Not skipping a beat, Vachudova is presenting her research at many universities in the U.S. and Europe, while also planning a workshop this October at UNC-Chapel Hill in partnership with the Center for European Studies and funded through the UNC Jean Monnet Center of Excellence, hosted at the FedEx Global Education Center, in which participants will discuss the populist parties in Europe and the parties that oppose them. The multi-day event will feature four scholars from other universities, and will give students in the TransAtlantic Masters program, the Curriculum in Global Studies master’s program, and the political science doctoral program an opportunity to participate in a workshop and roundtable about leading research in the field.
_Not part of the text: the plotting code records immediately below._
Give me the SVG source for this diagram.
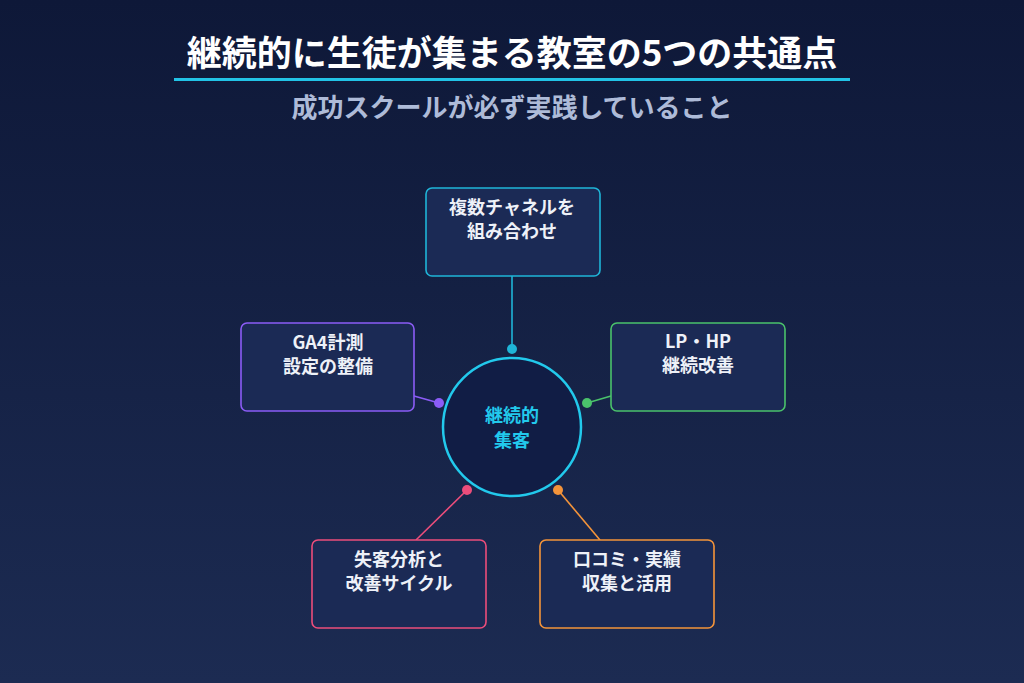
<svg xmlns="http://www.w3.org/2000/svg" width="1024" height="683" viewBox="0 0 1024 683">
<defs>
<linearGradient id="bg" x1="0" y1="0" x2="0" y2="1"><stop offset="0" stop-color="#0e1838"/><stop offset="1" stop-color="#1c2b52"/></linearGradient>
<style>
text{font-family:"Noto Sans CJK JP","Noto Sans",sans-serif;font-weight:700;text-anchor:middle}
.box{fill:#1b2a55;stroke-width:1.6}
.lbl{fill:#eef1f8;font-size:18px}
.ln{stroke-width:1.6;fill:none}
</style>
</defs>
<rect width="1024" height="683" fill="url(#bg)"/>
<text x="512" y="66" font-size="35" fill="#ffffff">継続的に生徒が集まる教室の5つの共通点</text>
<rect x="174" y="78" width="676" height="3" fill="#22c3e6"/>
<text x="512" y="117" font-size="26" fill="#aebbd8" font-weight="500">成功スクールが必ず実践していること</text>
<g id="connectors">
<line class="ln" x1="512" y1="276" x2="512" y2="349" stroke="#1fb5d8"/>
<line class="ln" x1="414" y1="396" x2="439" y2="403" stroke="#8b5cf6"/>
<line class="ln" x1="611" y1="396" x2="587" y2="403" stroke="#4ac26b"/>
<line class="ln" x1="416" y1="540" x2="467" y2="490" stroke="#ec4d7b"/>
<line class="ln" x1="600" y1="540" x2="558" y2="490" stroke="#f4943a"/>
<circle cx="512" cy="349" r="5" fill="#1fb5d8"/>
<circle cx="439" cy="403" r="5" fill="#8b5cf6"/>
<circle cx="587" cy="403" r="5" fill="#4ac26b"/>
<circle cx="467" cy="490" r="5" fill="#ec4d7b"/>
<circle cx="558" cy="490" r="5" fill="#f4943a"/>
</g>
<g id="center"><circle cx="512" cy="427" r="69" fill="#111d45" stroke="#22c9ec" stroke-width="2.5"/>
<text x="512" y="422" font-size="18" fill="#22c9ec">継続的</text><text x="512" y="447" font-size="18" fill="#22c9ec">集客</text></g>
<g id="n1"><rect class="box" x="426" y="188" width="174" height="88" rx="6" stroke="#1fb5d8"/>
<text class="lbl" x="512" y="214">複数チャネルを</text><text class="lbl" x="512" y="238">組み合わせ</text></g>
<g id="n2"><rect class="box" x="241" y="323" width="173" height="88" rx="6" stroke="#8b5cf6"/>
<text class="lbl" x="328" y="349">GA4計測</text><text class="lbl" x="328" y="373">設定の整備</text></g>
<g id="n3"><rect class="box" x="611" y="323" width="174" height="88" rx="6" stroke="#4ac26b"/>
<text class="lbl" x="698" y="348">LP・HP</text><text class="lbl" x="698" y="372">継続改善</text></g>
<g id="n4"><rect class="box" x="312" y="540" width="174" height="88" rx="6" stroke="#ec4d7b"/>
<text class="lbl" x="399" y="566">失客分析と</text><text class="lbl" x="399" y="590">改善サイクル</text></g>
<g id="n5"><rect class="box" x="540" y="540" width="174" height="88" rx="6" stroke="#f4943a"/>
<text class="lbl" x="627" y="566">口コミ・実績</text><text class="lbl" x="627" y="590">収集と活用</text></g>
</svg>
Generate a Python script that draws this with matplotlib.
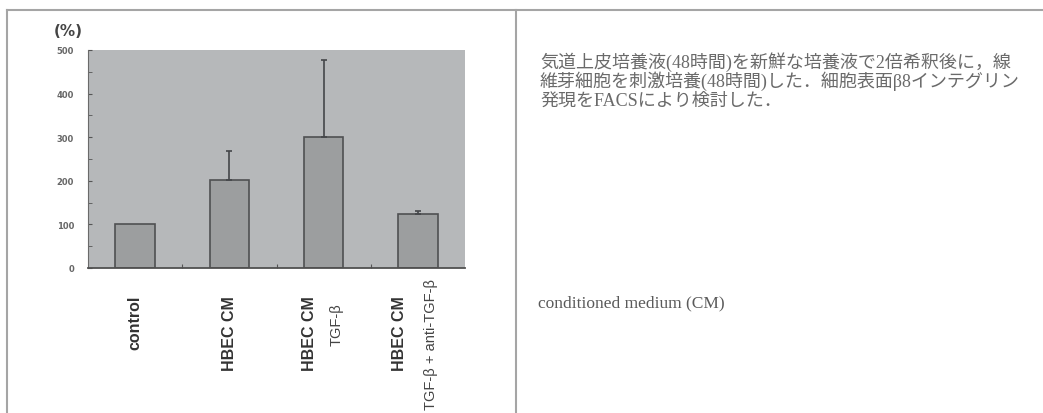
import matplotlib.pyplot as plt
import numpy as np
from matplotlib.lines import Line2D
from matplotlib.transforms import blended_transform_factory

# data
groups = ["control", "HBEC CM", "HBEC CM", "HBEC CM"]
sublabels = ["", "", "TGF-β", "TGF-β + anti-TGF-β"]
values = [100, 202, 300, 124]
errors = [0, 66, 177, 7]
y_ticks = [0, 100, 200, 300, 400, 500]

caption_lines = [
    "気道上皮培養液(48時間)を新鮮な培養液で2倍希釈後に，線",
    "維芽細胞を刺激培養(48時間)した．細胞表面β8インテグリン",
    "発現をFACSにより検討した．",
]
note = "conditioned medium (CM)"

W, H = 1043, 414
fig = plt.figure(figsize=(W / 100, H / 100), dpi=100)
fig.patch.set_facecolor("white")

# table-like frame lines
frame_col = "#a5a5a5"
fig.add_artist(Line2D([7 / W, 1], [1 - 11 / H, 1 - 11 / H], color=frame_col, lw=1.5))
fig.add_artist(Line2D([7 / W, 7 / W], [0, 1 - 11 / H], color=frame_col, lw=1.5))
fig.add_artist(Line2D([516 / W, 516 / W], [0, 1 - 11 / H], color=frame_col, lw=1.5))

ax = fig.add_axes([88 / W, 1 - 269 / H, 377 / W, 218 / H])
ax.set_facecolor("#b6b8ba")

x = np.arange(len(values))
vals = np.array(values)
errs = np.array(errors)
ax.bar(x, vals, width=0.42, color="#9c9e9f", edgecolor="#4f5052", linewidth=1.2, zorder=2)
has_err = errs > 0
ax.errorbar(x[has_err], vals[has_err], yerr=[np.zeros(has_err.sum()), errs[has_err]],
            fmt="none", ecolor="#45474a", elinewidth=1.2, capsize=2.5, capthick=1.2, zorder=3)

ax.set_xlim(-0.5, len(values) - 0.5)
ax.set_ylim(0, 500)
ax.set_yticks(y_ticks)
ax.set_yticks(np.arange(0, 501, 50), minor=True)
ax.tick_params(axis="y", which="both", direction="in", length=3, color="#555555",
               labelsize=6, labelcolor="#666666", pad=10)
for lab in ax.get_yticklabels():
    lab.set_fontweight("bold")
ax.set_xticks(x[:-1] + 0.5)
ax.set_xticklabels([])
ax.tick_params(axis="x", direction="in", length=3, color="#555555")

for s in ["top", "right"]:
    ax.spines[s].set_visible(False)
ax.spines["left"].set_color("#6a6a6a")
ax.spines["bottom"].set_color("#505050")
ax.spines["bottom"].set_linewidth(1.3)

# category labels under the bars
trans = blended_transform_factory(ax.transData, ax.transAxes)
main_dx = [0, 0, -0.15, -0.20]
sub_dx = [0, 0, 0.14, 0.14]
sub_top = [0, 0, -0.156, -0.046]
for i, (g, s) in enumerate(zip(groups, sublabels)):
    ax.text(x[i] + main_dx[i], -0.124, g, transform=trans, rotation=90,
            ha="center", va="top", fontsize=11.5, fontweight="bold",
            color="#333333", family="Liberation Sans")
    if s:
        ax.text(x[i] + sub_dx[i], sub_top[i], s, transform=trans, rotation=90,
                ha="center", va="top", fontsize=10.5, color="#444444",
                family="Liberation Sans")

fig.text(68 / W, 1 - 31 / H, "(%)", ha="center", va="center", fontsize=11,
         fontweight="bold", color="#444444")

# right-hand caption
cap_font = ["Liberation Serif", "Noto Sans CJK JP"]
for k, line in enumerate(caption_lines):
    fig.text(540 / W, 1 - (62 + 19.5 * k) / H, line, ha="left", va="center",
             fontsize=13, color="#6a6a6a", family=cap_font)
fig.text(538 / W, 1 - 303 / H, note, ha="left", va="center", fontsize=12.5,
         color="#5a5a5a", family=cap_font)

fig.savefig("out.png", dpi=100)
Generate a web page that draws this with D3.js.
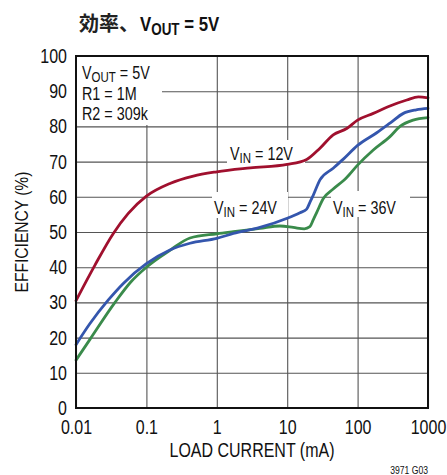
<!DOCTYPE html>
<html><head><meta charset="utf-8">
<script src="https://cdn.jsdelivr.net/npm/d3@7"></script>
<style>body{margin:0;background:#fff}</style>
</head><body>
<svg id="c" width="447" height="475"></svg>
<script>
// ---- data ----
const xTicks = [0.01, 0.1, 1, 10, 100, 1000];
const xTickLabels = ["0.01", "0.1", "1", "10", "100", "1000"];
const yTicks = [0, 10, 20, 30, 40, 50, 60, 70, 80, 90, 100];

const current12 = [0.01, 0.0186, 0.0339, 0.0553, 0.1, 0.216, 0.464, 1, 3, 10, 18.9, 29.2, 45, 70, 100, 167, 288, 500, 730, 1000];
const eff12     = [30.5, 40.6, 49.6, 55.3, 60.2, 63.8, 65.9, 67.1, 68.2, 69.2, 70.6, 73.8, 77.6, 79.4, 81.8, 83.7, 85.8, 87.5, 88.4, 88.1];

const current24 = [0.01, 0.0158, 0.0288, 0.047, 0.1, 0.216, 0.416, 1, 1.72, 4.1, 10, 15.2, 18.9, 21.1, 23.5, 29.2, 45, 62.7, 100, 187, 288, 447, 680, 1000];
const eff24     = [18, 24, 30.7, 35.4, 41, 44.9, 46.8, 48.2, 49.6, 51.3, 53.9, 55.5, 56.5, 58.5, 60.5, 64.8, 68.1, 70.7, 74.6, 78.2, 80.9, 83.7, 84.7, 85.1];

const current36 = [0.01, 0.0158, 0.0358, 0.06, 0.1, 0.216, 0.416, 1, 1.72, 4.1, 7.9, 12.2, 17.5, 21, 23.5, 26.2, 32.6, 45, 62, 70, 100, 167, 288, 400, 615, 1000];
const eff36     = [13.6, 19.5, 30, 35.8, 40, 44.8, 48.3, 49.5, 50.1, 51, 51.7, 51.3, 50.9, 51.5, 53.5, 55.5, 59.5, 62.2, 64.5, 65.5, 69, 73.3, 77.1, 80, 81.8, 82.5];

const seriesNames = ["12V", "24V", "36V"];
const seriesColors = ["#a0102e", "#3456ad", "#3a8b4b"];

// ---- font setup ----
function hasFont(name) {
  const c = document.createElement('canvas').getContext('2d');
  const s = 'abcdefgWWMil0.1 LOAD';
  c.font = '40px monospace'; const a = c.measureText(s).width;
  c.font = `40px "${name}", monospace`; const b = c.measureText(s).width;
  return Math.abs(a - b) > 0.5;
}
const narrow = hasFont("Liberation Sans Narrow");
const FAM = narrow ? '"Liberation Sans Narrow", "Liberation Sans", Arial, sans-serif' : '"Liberation Sans", Arial, sans-serif';
const SX = narrow ? 1 : 0.82;

// ---- layout ----
const svg = d3.select("#c");
const L = 76, R = 428, T = 56, B = 408;
const x = d3.scaleLog().domain([0.01, 1000]).range([L, R]);
const y = d3.scaleLinear().domain([0, 100]).range([B, T]);

// grid via axes
const gx = svg.append("g").attr("transform", `translate(0,${T})`)
  .call(d3.axisBottom(x).tickValues(xTicks).tickSize(B - T).tickFormat(""));
gx.select(".domain").remove();
gx.selectAll("line").attr("stroke", "#555").attr("stroke-width", 1.1);
const gy = svg.append("g").attr("transform", `translate(${L},0)`)
  .call(d3.axisRight(y).tickValues(yTicks).tickSize(R - L).tickFormat(""));
gy.select(".domain").remove();
gy.selectAll("line").attr("stroke", "#555").attr("stroke-width", 1.1);

// white label boxes
const boxes = [[77, 57, 85, 68], [227, 140, 78, 23], [212, 192, 76, 26], [331, 191, 79, 26]];
svg.selectAll("rect.bx").data(boxes).enter().append("rect")
  .attr("x", d => d[0]).attr("y", d => d[1]).attr("width", d => d[2]).attr("height", d => d[3])
  .attr("fill", "#fff");

// curves
const series = [
  current12.map((c, i) => [c, eff12[i]]),
  current24.map((c, i) => [c, eff24[i]]),
  current36.map((c, i) => [c, eff36[i]])
];
const line = d3.line().x(d => x(d[0])).y(d => y(d[1])).curve(d3.curveMonotoneX);
svg.selectAll("path.s").data([2, 1, 0]).enter().append("path")
  .attr("d", i => line(series[i])).attr("fill", "none")
  .attr("stroke", i => seriesColors[i]).attr("stroke-width", 2.8)
  .attr("stroke-linejoin", "round").attr("stroke-linecap", "round");

// frame
svg.append("rect").attr("x", L).attr("y", T).attr("width", R - L).attr("height", B - T)
  .attr("fill", "none").attr("stroke", "#111").attr("stroke-width", 2);

// tick labels through axes
const ax = svg.append("g").attr("transform", `translate(0,${B})`)
  .call(d3.axisBottom(x).tickValues(xTicks).tickSize(0).tickPadding(0)
    .tickFormat((d, i) => xTickLabels[i]));
ax.select(".domain").remove();
ax.selectAll("text").attr("y", null).attr("dy", null)
  .attr("transform", `translate(0,25.5) scale(${SX},1)`)
  .style("font-family", FAM).style("font-size", "19.5px").attr("fill", "#111");

const ay = svg.append("g").attr("transform", `translate(${L},0)`)
  .call(d3.axisLeft(y).tickValues(yTicks).tickSize(0).tickPadding(0));
ay.select(".domain").remove();
ay.selectAll("text").attr("x", null).attr("dy", null)
  .attr("transform", `translate(-9,6.5) scale(${SX},1)`)
  .style("font-family", FAM).style("font-size", "19.5px").attr("fill", "#111");

// text helper
function txt(xp, yp, size, anchor, weight, rot) {
  return svg.append("text")
    .attr("transform", `translate(${xp},${yp})${rot ? ` rotate(${rot})` : ""} scale(${SX},1)`)
    .attr("text-anchor", anchor || "start")
    .style("font-family", FAM).style("font-size", size + "px")
    .style("font-weight", weight || "normal").attr("fill", "#111");
}
function subLabel(xp, yp, size, main, sub, rest, weight) {
  const t = txt(xp, yp, size, "start", weight);
  t.append("tspan").text(main);
  t.append("tspan").attr("dy", size * 0.2).style("font-size", (size * 0.8) + "px").text(sub);
  t.append("tspan").attr("dy", -size * 0.2).text(rest);
  return t;
}

// axis titles
txt((L + R) / 2, 457, 19.5, "middle").text("LOAD CURRENT (mA)");
txt(28, (T + B) / 2, 19, "middle", "normal", -90).text("EFFICIENCY (%)");
txt(428, 474, 10.5, "end").text("3971 G03");

// title
svg.append("text").attr("x", 79).attr("y", 31)
  .style("font-family", '"Noto Sans CJK JP", sans-serif').style("font-size", "20px")
  .style("font-weight", "bold").attr("fill", "#222").text("効率、");
subLabel(140, 31, 20.5, "V", "OUT", " = 5V", "bold");

// inner labels
subLabel(82, 78.5, 17.5, "V", "OUT", " = 5V");
txt(82, 99.5, 17.5).text("R1 = 1M");
txt(82, 119.5, 17.5).text("R2 = 309k");

subLabel(230, 159.5, 17.5, "V", "IN", " = " + seriesNames[0]);
subLabel(214, 213.5, 17.5, "V", "IN", " = " + seriesNames[1]);
subLabel(333, 213.5, 17.5, "V", "IN", " = " + seriesNames[2]);
</script>
</body></html>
Vachudova’s current work explores how political competition in some member states of the European Union has shifted to issues of identity as populist parties take positions defending “the people,” claiming to fight for their interests in opposition to establishment parties and institutions, and also in opposition to an array of external actors including the European Union. Her work also looks at why political polarization can go hand in hand with democratic backsliding. “This is on display most starkly in the United Kingdom and in Hungary,” says Vachudova, “as the fight ‘for’ the people is directed ’against’ liberal democratic institutions.”
Vacudova’s work also reflects on how the identity and the power of the EU on the world stage are being changed by the presence of member states whose governments have turned away from liberal democracy.
“Today in many member states of the European Union, we see a surge in populist and nativist political parties and movements, along with a surge in opposition to them. This has created a vibrant political environment with strong participation not just by voting but also by joining civic groups and participating in street protests and demonstrations. I wrote about the pro-democracy protests in Prague for the Washington Post this summer along with former UNC-Chapel Hill graduate student Jan Rovny, and I was struck by how widely these protests were covered across the globe.”
Rovny, who graduated in 2009, is now an assistant professor of political sciences at Sciences Po in Paris.
“This fall semester, in my courses on European politics at UNC, it is such a pleasure to study all of the fast-moving political events in Europe through the lenses of history and political science with UNC students. Teaching UNC students is truly the privilege of a lifetime.”